PROBLEM DETAILS => Look through the data below. Show each line where the string "code" occurs.
── MATERIAL
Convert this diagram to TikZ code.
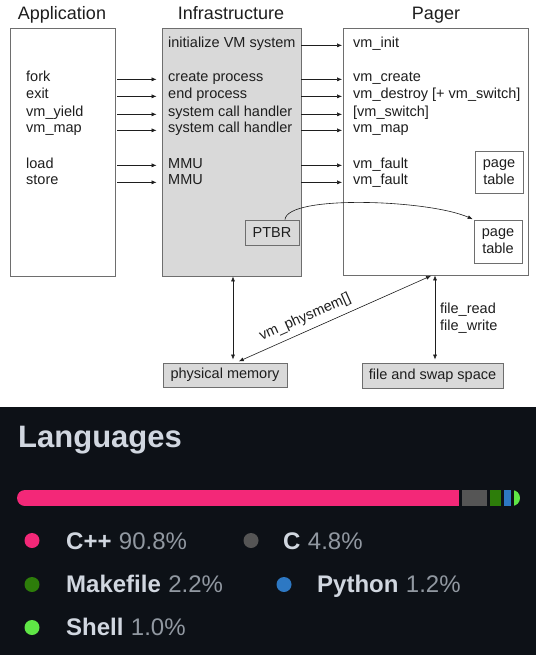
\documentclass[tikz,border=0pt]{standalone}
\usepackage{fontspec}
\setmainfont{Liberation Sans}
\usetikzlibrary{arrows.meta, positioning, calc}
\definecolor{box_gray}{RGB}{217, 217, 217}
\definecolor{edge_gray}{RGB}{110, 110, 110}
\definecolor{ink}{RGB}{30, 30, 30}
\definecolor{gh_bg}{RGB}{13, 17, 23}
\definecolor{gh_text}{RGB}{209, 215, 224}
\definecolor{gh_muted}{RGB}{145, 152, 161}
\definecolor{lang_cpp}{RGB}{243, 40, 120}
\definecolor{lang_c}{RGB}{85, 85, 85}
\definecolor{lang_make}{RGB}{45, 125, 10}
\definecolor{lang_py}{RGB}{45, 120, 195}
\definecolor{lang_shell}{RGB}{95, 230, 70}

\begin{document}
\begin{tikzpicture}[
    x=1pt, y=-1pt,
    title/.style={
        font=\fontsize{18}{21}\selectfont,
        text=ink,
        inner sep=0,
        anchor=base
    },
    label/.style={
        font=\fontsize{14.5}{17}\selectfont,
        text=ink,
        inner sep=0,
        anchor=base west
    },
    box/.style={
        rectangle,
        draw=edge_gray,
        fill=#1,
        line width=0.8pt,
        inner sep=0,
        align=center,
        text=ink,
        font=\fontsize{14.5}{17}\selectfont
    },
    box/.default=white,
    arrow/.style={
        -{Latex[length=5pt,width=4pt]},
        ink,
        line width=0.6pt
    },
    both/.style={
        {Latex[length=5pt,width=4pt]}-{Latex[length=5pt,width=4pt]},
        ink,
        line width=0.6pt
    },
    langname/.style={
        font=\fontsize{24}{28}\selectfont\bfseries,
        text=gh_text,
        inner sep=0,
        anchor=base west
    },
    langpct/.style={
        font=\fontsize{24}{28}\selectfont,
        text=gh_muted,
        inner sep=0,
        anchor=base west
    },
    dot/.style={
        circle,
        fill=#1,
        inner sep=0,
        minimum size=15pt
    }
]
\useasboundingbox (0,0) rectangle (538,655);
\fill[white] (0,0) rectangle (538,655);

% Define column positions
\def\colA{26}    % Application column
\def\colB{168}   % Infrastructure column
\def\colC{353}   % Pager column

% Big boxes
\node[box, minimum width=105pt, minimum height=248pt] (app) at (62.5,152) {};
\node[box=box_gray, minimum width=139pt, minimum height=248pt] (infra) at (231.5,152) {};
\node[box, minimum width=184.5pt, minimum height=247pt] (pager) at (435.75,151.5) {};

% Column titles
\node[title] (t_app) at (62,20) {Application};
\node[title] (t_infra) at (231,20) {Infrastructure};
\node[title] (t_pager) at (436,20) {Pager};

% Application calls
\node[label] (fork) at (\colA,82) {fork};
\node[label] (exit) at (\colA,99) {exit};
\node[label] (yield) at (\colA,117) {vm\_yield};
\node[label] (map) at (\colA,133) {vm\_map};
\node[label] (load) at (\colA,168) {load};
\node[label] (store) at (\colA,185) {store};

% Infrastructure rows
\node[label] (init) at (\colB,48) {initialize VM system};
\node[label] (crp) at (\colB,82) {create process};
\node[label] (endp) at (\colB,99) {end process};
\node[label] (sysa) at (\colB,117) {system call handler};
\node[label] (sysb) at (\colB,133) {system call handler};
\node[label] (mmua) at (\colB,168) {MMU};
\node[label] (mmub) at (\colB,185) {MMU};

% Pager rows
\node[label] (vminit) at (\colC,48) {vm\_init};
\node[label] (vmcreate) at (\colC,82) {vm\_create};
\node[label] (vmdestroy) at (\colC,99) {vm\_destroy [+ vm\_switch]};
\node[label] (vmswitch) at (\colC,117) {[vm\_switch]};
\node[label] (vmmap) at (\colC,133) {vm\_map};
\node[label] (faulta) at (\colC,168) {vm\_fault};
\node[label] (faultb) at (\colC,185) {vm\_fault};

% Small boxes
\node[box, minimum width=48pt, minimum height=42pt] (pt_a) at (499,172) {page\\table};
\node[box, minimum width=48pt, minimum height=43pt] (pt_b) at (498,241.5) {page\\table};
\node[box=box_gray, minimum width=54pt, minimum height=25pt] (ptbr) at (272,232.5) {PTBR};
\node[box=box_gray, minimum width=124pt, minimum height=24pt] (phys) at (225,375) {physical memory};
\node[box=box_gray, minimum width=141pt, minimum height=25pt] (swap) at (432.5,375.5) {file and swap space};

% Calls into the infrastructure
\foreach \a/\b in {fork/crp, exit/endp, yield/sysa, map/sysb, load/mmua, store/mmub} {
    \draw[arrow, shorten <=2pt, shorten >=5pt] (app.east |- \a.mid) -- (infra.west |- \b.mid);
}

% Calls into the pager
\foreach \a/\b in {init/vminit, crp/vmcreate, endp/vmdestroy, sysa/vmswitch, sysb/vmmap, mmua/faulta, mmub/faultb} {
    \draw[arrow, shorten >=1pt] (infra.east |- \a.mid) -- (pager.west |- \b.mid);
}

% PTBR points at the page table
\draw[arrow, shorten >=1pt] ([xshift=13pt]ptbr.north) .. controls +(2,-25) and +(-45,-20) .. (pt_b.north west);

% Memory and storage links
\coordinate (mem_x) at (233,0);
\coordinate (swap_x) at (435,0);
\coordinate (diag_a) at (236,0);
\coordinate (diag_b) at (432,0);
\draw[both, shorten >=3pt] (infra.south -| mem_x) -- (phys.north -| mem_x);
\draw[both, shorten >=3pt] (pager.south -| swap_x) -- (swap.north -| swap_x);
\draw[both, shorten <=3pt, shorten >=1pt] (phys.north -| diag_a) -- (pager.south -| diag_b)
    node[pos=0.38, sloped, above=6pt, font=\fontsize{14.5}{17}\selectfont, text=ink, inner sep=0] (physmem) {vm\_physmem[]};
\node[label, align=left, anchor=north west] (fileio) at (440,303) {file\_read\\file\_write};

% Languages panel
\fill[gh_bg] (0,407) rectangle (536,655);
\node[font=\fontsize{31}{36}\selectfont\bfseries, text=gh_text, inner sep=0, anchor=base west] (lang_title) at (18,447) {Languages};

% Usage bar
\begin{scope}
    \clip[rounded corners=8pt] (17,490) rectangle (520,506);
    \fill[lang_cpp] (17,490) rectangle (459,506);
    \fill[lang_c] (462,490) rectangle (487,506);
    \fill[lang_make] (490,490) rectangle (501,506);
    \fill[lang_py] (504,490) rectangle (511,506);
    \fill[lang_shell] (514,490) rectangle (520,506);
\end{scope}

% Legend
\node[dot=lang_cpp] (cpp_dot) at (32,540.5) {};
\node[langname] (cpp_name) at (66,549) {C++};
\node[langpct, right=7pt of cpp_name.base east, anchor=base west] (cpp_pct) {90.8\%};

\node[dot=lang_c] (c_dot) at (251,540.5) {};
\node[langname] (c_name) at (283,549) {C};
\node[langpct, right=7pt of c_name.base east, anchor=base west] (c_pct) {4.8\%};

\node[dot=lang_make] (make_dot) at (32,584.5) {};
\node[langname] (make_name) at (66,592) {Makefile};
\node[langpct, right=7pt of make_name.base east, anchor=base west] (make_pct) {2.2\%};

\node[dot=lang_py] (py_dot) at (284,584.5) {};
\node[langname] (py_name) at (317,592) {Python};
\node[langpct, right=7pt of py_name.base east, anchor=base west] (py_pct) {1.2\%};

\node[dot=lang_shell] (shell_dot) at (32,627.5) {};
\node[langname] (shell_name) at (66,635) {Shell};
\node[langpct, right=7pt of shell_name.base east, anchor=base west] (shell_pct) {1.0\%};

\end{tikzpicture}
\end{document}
────
── MATERIAL
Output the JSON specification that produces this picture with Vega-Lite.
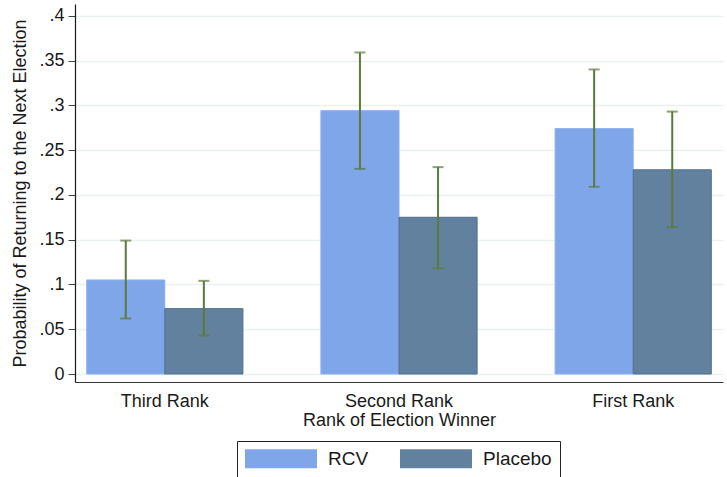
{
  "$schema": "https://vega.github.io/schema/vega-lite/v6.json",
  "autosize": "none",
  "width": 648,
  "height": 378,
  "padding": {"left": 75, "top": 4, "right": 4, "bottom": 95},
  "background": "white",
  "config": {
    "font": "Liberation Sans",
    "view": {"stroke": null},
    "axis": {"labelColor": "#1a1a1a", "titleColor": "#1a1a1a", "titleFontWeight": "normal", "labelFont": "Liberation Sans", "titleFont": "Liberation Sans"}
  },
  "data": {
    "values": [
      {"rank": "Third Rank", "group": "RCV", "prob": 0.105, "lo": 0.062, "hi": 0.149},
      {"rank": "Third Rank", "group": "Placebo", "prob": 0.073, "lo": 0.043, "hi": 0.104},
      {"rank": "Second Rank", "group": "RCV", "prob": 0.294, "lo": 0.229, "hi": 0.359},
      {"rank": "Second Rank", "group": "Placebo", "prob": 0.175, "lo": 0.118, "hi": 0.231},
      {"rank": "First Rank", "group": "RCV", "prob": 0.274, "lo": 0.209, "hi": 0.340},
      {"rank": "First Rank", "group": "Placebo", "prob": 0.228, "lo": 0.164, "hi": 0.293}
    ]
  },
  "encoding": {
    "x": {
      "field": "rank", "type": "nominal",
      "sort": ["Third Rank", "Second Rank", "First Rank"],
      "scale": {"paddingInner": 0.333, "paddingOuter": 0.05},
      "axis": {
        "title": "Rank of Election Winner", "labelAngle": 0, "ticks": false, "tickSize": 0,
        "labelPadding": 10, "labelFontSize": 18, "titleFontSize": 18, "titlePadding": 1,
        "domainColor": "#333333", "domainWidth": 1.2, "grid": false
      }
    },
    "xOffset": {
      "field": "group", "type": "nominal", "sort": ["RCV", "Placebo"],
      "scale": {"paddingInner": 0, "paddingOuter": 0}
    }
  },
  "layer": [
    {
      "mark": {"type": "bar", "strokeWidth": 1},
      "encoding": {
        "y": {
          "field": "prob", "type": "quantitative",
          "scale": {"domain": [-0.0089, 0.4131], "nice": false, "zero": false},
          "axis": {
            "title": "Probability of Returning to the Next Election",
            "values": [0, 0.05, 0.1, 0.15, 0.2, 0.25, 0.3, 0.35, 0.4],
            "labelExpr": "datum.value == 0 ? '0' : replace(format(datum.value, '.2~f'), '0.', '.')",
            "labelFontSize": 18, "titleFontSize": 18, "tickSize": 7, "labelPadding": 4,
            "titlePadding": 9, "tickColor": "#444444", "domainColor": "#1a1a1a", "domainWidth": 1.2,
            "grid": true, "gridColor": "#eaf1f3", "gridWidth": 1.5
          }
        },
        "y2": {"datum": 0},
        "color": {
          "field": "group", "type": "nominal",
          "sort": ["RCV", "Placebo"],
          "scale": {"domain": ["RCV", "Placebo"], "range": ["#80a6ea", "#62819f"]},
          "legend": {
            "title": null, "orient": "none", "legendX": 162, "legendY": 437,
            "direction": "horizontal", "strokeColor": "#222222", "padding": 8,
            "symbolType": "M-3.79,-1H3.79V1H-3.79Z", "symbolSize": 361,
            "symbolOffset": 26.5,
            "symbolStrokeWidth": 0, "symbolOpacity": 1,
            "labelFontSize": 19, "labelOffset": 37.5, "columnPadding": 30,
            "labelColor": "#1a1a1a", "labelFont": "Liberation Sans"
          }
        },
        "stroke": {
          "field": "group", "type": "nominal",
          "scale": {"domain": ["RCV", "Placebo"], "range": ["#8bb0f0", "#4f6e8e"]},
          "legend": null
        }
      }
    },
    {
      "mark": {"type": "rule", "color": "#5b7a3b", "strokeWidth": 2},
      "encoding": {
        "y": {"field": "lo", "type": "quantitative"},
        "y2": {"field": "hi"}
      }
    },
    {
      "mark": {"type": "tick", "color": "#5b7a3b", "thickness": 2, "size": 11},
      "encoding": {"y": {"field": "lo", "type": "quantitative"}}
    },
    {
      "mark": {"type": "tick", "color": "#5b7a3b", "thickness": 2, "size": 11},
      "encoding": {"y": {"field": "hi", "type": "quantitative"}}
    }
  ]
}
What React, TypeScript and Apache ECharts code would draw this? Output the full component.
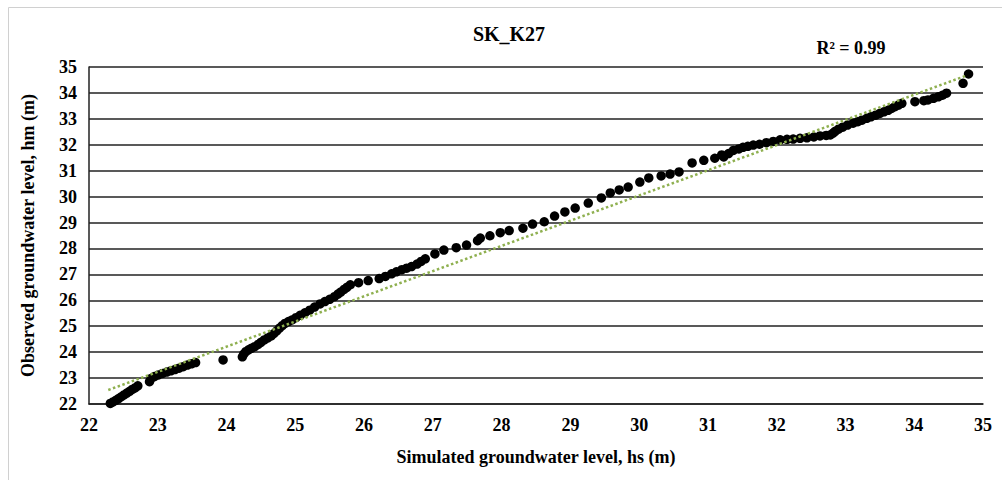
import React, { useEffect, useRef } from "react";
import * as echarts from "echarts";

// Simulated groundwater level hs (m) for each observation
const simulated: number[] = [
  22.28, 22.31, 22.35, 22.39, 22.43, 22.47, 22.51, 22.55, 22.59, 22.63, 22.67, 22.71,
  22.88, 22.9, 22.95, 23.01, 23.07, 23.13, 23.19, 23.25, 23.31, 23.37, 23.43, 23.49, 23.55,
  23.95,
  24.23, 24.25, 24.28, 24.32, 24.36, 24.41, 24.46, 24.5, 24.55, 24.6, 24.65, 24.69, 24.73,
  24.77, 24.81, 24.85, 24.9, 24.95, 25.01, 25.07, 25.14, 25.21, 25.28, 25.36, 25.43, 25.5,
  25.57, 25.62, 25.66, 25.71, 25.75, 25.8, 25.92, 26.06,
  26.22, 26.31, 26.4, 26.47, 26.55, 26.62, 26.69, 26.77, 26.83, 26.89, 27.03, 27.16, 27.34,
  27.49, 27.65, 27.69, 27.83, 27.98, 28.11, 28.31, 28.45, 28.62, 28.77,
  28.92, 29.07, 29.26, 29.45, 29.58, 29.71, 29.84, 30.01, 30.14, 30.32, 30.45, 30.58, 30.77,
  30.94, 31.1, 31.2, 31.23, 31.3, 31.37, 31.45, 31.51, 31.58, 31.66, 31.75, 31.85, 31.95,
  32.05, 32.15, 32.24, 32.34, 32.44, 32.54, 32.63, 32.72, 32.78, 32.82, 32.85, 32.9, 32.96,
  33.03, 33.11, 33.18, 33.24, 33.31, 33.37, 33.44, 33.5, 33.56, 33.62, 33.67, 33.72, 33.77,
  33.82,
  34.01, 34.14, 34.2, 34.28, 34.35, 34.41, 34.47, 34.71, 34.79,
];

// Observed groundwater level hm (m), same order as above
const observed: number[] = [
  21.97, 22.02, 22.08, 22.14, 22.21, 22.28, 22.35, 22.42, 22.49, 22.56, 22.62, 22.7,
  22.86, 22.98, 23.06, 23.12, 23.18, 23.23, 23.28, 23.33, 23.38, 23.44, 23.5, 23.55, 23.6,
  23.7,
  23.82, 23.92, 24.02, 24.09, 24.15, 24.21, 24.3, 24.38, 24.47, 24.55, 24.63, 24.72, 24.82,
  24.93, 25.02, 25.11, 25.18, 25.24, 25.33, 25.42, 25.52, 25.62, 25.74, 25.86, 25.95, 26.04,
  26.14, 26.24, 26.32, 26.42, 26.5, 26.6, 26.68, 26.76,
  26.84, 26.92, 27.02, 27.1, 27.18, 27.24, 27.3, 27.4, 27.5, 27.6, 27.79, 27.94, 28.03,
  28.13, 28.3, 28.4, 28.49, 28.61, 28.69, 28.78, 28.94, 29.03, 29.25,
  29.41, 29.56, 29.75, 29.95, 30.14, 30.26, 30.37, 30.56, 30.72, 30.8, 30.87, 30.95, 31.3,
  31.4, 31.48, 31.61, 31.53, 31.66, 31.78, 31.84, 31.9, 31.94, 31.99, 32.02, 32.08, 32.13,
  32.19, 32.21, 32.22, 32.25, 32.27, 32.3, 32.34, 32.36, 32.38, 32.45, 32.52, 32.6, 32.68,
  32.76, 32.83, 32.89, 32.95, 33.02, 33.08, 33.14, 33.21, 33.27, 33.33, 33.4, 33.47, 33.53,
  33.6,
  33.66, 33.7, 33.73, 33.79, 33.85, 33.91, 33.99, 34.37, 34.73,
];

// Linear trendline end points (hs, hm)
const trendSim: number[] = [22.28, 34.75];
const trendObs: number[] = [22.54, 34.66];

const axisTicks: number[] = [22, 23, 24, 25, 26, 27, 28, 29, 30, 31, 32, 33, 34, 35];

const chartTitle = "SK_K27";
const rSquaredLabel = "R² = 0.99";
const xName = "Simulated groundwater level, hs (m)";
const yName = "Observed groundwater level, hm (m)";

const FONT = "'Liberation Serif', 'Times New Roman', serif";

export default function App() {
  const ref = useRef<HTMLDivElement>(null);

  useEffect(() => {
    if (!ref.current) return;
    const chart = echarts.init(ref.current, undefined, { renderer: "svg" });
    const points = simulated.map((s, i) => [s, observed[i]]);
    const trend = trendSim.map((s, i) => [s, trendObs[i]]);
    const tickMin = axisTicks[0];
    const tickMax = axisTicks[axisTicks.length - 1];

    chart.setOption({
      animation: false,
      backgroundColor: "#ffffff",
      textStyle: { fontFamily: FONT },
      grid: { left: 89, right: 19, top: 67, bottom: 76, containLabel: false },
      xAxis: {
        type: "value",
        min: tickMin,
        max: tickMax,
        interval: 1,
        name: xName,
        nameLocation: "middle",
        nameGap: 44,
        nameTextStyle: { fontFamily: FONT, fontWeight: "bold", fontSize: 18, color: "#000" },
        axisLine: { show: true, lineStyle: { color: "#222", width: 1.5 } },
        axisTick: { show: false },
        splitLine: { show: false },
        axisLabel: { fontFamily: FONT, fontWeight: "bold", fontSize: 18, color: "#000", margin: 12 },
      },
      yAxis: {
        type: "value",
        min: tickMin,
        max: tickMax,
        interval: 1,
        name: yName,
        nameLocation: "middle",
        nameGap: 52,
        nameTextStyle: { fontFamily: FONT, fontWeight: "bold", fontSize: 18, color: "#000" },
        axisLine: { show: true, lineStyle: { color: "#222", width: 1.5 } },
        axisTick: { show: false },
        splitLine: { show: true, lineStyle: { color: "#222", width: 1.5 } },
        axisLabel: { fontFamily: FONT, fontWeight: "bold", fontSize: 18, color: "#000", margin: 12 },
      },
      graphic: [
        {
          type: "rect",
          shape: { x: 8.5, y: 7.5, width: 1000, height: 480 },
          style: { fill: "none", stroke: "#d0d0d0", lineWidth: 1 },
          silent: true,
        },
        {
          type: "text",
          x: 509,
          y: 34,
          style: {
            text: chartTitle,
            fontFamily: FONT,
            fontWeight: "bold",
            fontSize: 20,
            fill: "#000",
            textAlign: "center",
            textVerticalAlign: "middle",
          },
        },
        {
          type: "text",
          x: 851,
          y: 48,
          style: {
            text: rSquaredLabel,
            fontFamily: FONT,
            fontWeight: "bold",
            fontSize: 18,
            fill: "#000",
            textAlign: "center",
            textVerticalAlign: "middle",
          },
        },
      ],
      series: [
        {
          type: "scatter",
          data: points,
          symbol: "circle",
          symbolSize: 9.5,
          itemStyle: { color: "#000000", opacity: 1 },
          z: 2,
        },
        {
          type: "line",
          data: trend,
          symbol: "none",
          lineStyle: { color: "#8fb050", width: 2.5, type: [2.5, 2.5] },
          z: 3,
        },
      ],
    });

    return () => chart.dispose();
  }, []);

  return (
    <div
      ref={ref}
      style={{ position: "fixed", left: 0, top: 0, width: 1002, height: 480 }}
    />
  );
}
────
THE ANSWER =>
Convert this diagram to TikZ code.
What React, TypeScript and Apache ECharts code would draw this? Output the full component.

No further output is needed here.